• _EXERCISE BRIEF_
What is the number of lines containing the word "chart"? Please answer with that number and nothing more.

• _SUPPLIED MATERIAL_
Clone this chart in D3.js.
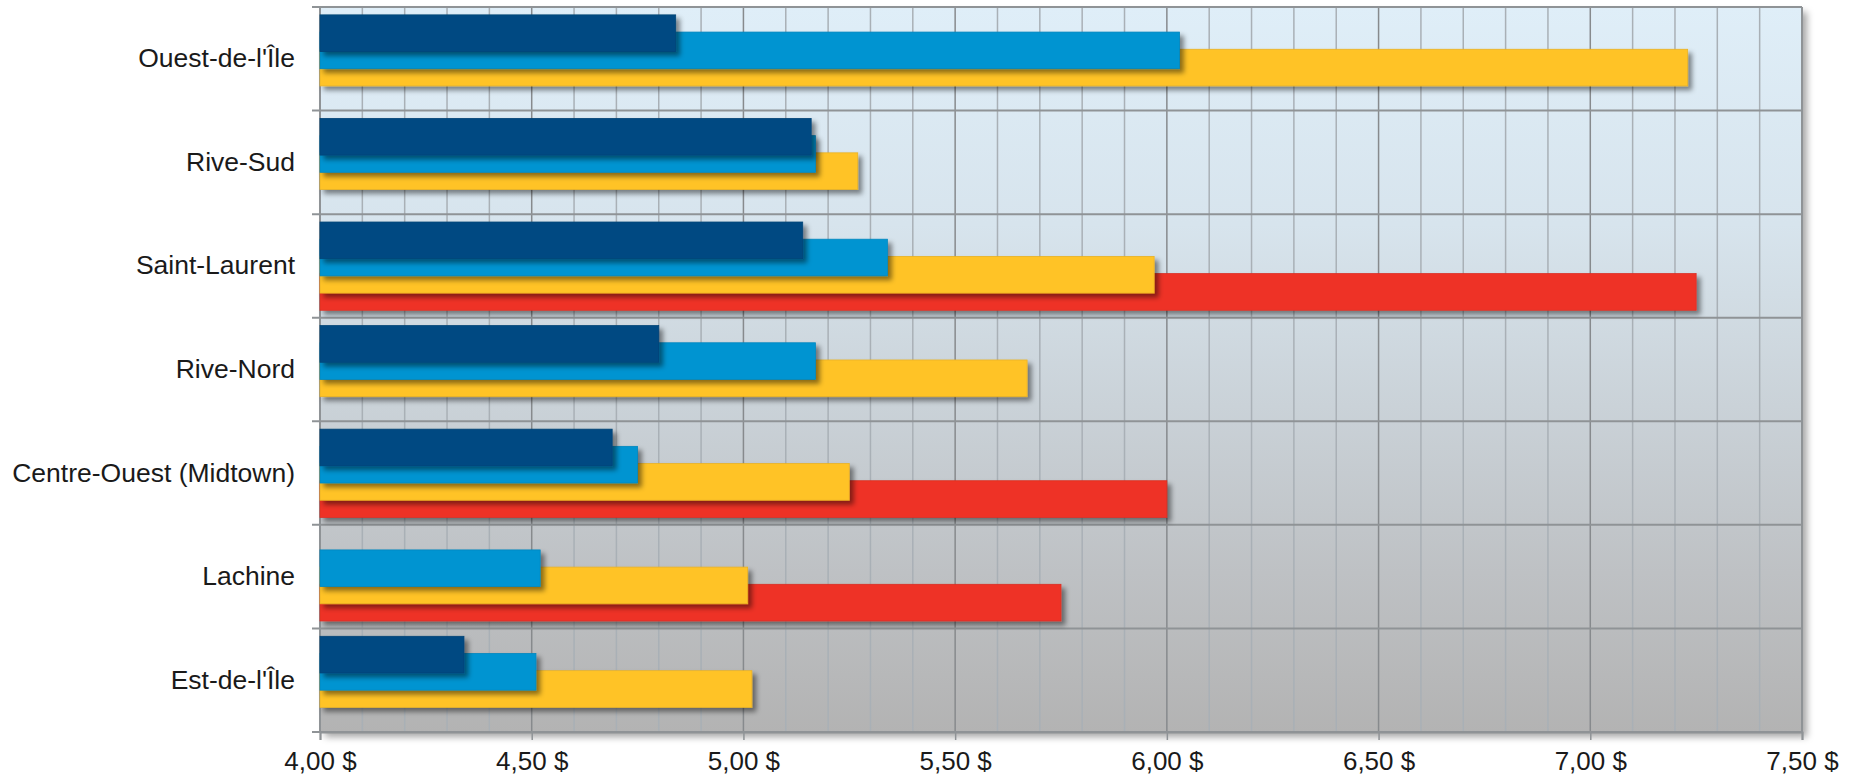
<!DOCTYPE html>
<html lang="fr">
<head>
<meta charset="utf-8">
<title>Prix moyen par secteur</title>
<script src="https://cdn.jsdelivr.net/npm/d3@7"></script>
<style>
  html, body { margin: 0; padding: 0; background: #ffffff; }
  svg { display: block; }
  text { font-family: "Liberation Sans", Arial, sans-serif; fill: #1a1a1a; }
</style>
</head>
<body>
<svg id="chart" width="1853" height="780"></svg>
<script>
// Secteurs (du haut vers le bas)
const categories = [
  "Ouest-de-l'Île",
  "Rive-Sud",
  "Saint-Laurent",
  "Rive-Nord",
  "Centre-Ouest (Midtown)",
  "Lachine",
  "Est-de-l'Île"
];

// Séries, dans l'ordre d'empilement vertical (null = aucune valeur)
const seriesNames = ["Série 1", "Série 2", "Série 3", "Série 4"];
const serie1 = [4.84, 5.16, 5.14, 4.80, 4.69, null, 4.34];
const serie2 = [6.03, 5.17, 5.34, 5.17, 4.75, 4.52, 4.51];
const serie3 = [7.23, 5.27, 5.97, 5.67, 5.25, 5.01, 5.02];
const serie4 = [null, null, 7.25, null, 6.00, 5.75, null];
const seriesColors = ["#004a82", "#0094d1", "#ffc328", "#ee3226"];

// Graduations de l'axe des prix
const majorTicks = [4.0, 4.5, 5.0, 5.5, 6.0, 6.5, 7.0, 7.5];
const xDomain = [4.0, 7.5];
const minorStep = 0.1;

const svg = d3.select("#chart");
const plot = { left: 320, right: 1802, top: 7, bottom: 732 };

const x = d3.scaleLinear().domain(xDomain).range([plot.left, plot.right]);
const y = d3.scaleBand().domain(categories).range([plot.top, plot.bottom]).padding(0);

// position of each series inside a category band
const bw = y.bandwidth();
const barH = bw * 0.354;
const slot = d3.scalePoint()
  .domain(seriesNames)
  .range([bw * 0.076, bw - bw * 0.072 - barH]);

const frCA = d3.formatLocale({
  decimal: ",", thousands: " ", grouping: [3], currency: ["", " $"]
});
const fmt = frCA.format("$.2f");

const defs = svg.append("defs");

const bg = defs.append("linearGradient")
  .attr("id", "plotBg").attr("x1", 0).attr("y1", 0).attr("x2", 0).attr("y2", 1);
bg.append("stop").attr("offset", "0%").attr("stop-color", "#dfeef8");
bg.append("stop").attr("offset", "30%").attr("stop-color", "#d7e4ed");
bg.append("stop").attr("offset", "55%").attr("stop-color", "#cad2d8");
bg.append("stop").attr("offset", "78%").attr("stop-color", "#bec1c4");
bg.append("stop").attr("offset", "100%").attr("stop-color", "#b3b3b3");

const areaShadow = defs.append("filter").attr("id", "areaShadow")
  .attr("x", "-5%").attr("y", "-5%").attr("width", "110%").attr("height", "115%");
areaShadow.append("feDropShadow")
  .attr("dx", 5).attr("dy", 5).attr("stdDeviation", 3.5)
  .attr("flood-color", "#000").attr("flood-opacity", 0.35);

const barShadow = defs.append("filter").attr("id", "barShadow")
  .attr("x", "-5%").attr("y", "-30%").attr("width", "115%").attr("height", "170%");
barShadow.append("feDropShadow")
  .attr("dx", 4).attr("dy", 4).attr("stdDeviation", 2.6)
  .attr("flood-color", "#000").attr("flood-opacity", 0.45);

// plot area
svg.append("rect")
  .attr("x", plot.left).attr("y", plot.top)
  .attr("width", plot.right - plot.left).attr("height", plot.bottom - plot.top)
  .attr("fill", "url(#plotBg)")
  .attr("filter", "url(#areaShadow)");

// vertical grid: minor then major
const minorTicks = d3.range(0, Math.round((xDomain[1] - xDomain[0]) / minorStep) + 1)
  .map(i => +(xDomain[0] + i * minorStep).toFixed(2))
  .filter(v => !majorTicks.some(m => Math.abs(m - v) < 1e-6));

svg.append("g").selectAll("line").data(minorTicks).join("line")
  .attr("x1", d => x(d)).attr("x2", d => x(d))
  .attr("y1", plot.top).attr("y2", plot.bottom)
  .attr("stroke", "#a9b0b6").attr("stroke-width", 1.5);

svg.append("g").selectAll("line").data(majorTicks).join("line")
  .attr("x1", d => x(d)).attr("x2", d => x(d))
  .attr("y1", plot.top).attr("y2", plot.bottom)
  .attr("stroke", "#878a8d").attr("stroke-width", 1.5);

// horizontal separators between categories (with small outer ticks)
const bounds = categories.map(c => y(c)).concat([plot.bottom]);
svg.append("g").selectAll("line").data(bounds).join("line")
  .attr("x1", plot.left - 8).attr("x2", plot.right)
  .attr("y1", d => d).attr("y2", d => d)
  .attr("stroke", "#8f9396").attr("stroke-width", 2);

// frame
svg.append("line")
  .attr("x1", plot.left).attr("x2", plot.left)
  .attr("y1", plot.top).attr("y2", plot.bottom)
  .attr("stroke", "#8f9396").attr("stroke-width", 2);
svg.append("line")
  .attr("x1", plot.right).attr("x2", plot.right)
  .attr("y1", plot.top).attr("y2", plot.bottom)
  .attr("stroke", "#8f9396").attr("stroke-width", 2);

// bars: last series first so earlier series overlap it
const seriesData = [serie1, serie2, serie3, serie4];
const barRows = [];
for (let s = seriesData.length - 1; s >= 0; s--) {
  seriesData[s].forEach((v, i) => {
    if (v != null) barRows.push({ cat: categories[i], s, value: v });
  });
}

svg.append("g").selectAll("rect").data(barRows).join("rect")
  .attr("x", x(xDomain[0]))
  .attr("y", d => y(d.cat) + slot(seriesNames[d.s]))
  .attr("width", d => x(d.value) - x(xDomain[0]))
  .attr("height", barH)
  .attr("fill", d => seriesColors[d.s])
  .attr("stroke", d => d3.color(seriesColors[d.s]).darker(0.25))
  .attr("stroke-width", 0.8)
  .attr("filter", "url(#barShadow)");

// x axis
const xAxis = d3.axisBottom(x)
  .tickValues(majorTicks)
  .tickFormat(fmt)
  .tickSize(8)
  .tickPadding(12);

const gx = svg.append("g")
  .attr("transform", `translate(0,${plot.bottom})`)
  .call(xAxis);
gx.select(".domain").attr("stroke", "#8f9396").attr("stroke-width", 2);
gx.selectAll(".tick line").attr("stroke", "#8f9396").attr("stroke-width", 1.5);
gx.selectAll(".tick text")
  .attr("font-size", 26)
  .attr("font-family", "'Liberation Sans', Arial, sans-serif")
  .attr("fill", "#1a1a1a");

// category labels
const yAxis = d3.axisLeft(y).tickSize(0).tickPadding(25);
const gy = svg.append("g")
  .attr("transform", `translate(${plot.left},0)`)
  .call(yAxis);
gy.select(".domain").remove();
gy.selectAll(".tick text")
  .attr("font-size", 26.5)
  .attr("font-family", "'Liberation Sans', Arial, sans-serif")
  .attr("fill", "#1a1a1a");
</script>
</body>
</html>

• _RESULT_
3